For banks, the combined sentiment score rose 7.4 points to 56.5, staying in neutral territory. 

For non-banks, the combined score rose into slightly positive territory, up 10.8 points to 63.3, illustrating cautious optimism for near-term improvement.

Total commitments for banks rose 1.1%. Total commitments for non-banks jumped 5.2%.

New outstandings for banks rose 6.5%. New outstandings for non-banks soared 47.4%.

47.4% growth in new outstandings in a single quarter.

"Despite broader economic challenges, the asset-based lending industry is healthy and optimistic," Gumbrecht noted. "We're seeing a surge in new deal activity, stronger renewal cycles, and stable portfolio performance, all of which position the industry to meet growing demand through the remainder of the year."

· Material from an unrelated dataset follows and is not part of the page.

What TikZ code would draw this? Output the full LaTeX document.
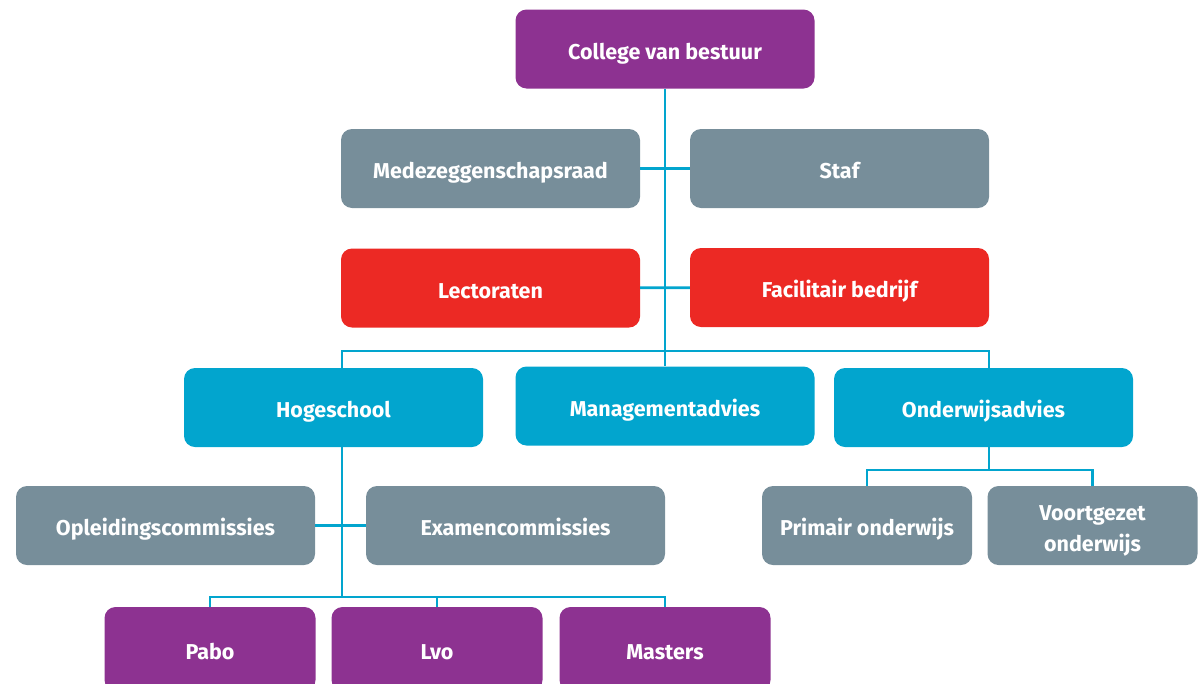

What This Means for Frontier Operators

When multiple billion-dollar funds target the same sectors, they compete for deals. 

Non-bank confidence at 63.3 means lenders are actively seeking opportunities, not waiting for operators to come to them.

Competition among lenders creates leverage for operators. Better rates, fewer covenants, faster approval, more flexible structures. 

The dynamic flips from "please lend to us" to "which partner fits our growth plan?"

How to Position

Institutions expect institutional-grade documentation. Clean monthly financials. Customer concentration analysis. Asset aging reports. Growth projections with realistic assumptions. Management team track records.

Operators who present institutional packages get institutional terms. The 47.4% deployment surge means lenders are funding. 

The question is who gets the capital first.

Early movers have the opportunity to capture the best terms while competitors wait for banks that won't approve.